-- begin --

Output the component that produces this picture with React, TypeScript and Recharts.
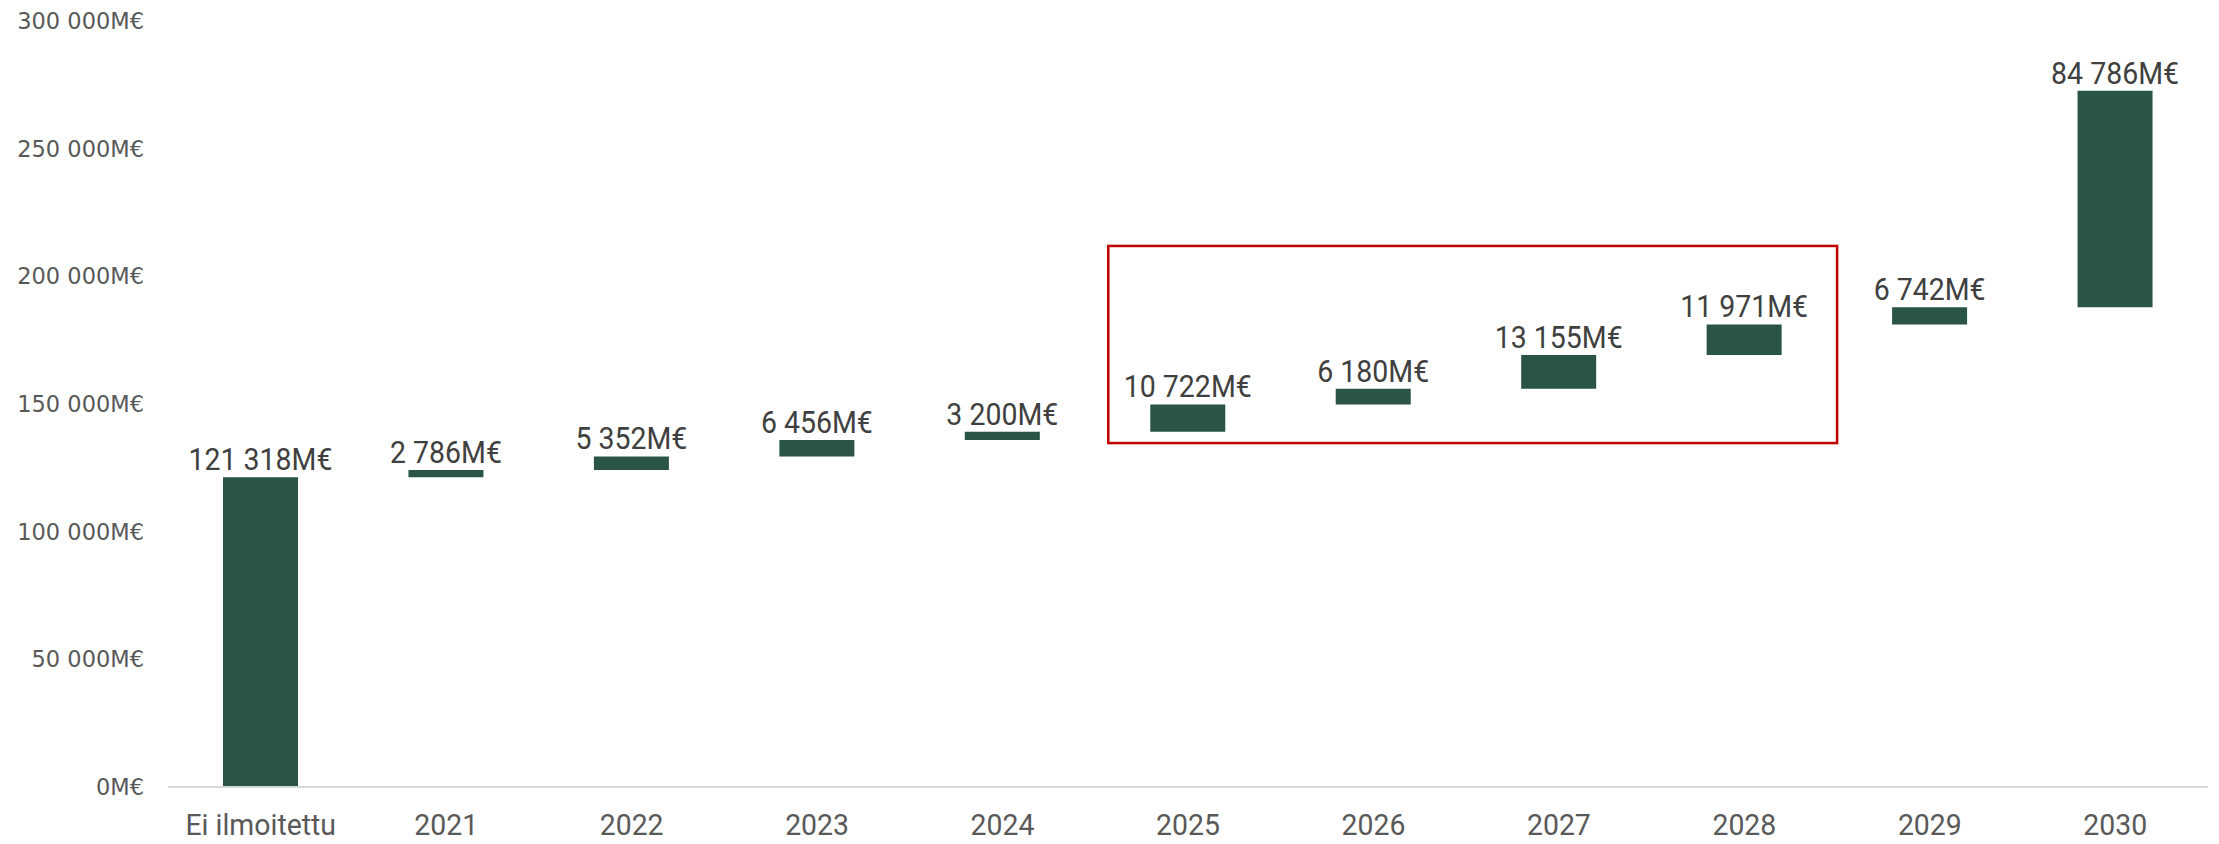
import React from "react"
import { BarChart, Bar, XAxis, YAxis, LabelList, ReferenceArea } from "recharts"

// Waterfall: each step's start (hidden) and its size
const categories = ["Ei ilmoitettu", "2021", "2022", "2023", "2024", "2025", "2026", "2027", "2028", "2029", "2030"]
const steps = [121318, 2786, 5352, 6456, 3200, 10722, 6180, 13155, 11971, 6742, 84786]
const yTicks = [0, 50000, 100000, 150000, 200000, 250000, 300000]

// highlighted range (red frame)
const highlightFrom = "2025"
const highlightTo = "2028"
const highlightLow = 134700
const highlightHigh = 211900

const GREEN = "#2a5446"
const FONT = "Roboto, sans-serif"

const fmt = (n: number) => String(Math.round(n)).replace(/\B(?=(\d{3})+(?!\d))/g, " ") + "M€"

let running = 0
const data = categories.map((name, i) => {
  const base = running
  running += steps[i]
  return { name, base, delta: steps[i] }
})

// condensed-looking text, like the original's narrow font
const ValueLabel = (props: any) => {
  const { x, y, width, value } = props
  const cx = x + width / 2
  return (
    <text
      transform={`translate(${cx},${y - 7}) scale(0.89,1)`}
      textAnchor="middle"
      fill="#404040"
      fontSize={32}
      fontFamily={FONT}
    >
      {fmt(Number(value))}
    </text>
  )
}

const XTick = (props: any) => {
  const { x, y, payload } = props
  return (
    <text
      transform={`translate(${x},${y + 46}) scale(0.98,1)`}
      textAnchor="middle"
      fill="#595959"
      fontSize={29}
      fontFamily={FONT}
    >
      {payload.value}
    </text>
  )
}

const Frame = (props: any) => {
  const { x, y, width, height } = props
  return <rect x={x + 13} y={y} width={width - 13} height={height} fill="none" stroke="#c00000" strokeWidth={2.5} />
}

export default function App() {
  return (
    <div style={{ position: "absolute", left: 0, top: 0, width: 2219, height: 844, background: "#fff" }}>
      <BarChart
        width={2219}
        height={844}
        data={data}
        margin={{ top: 21, right: 11, left: 0, bottom: 0 }}
        barSize={75}
      >
        <XAxis
          dataKey="name"
          height={57}
          tickLine={false}
          tickSize={0}
          axisLine={{ stroke: "#d9d9d9", strokeWidth: 2 }}
          tick={<XTick />}
          interval={0}
        />
        <YAxis
          width={168}
          domain={[0, 300000]}
          ticks={yTicks}
          tickFormatter={fmt}
          axisLine={false}
          tickLine={false}
          tickSize={0}
          tickMargin={24}
          tick={{ fill: "#595959", fontSize: 22.5, fontFamily: "'DejaVu Sans', sans-serif" }}
        />
        <ReferenceArea
          x1={highlightFrom}
          x2={highlightTo}
          y1={highlightLow}
          y2={highlightHigh}
          ifOverflow="visible"
          shape={<Frame />}
        />
        <Bar dataKey="base" stackId="w" fill="transparent" isAnimationActive={false} />
        <Bar dataKey="delta" stackId="w" fill={GREEN} isAnimationActive={false}>
          <LabelList dataKey="delta" content={<ValueLabel />} />
        </Bar>
      </BarChart>
    </div>
  )
}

-- end --

Report the number of lines that include the string "React"; return nothing but the count.

2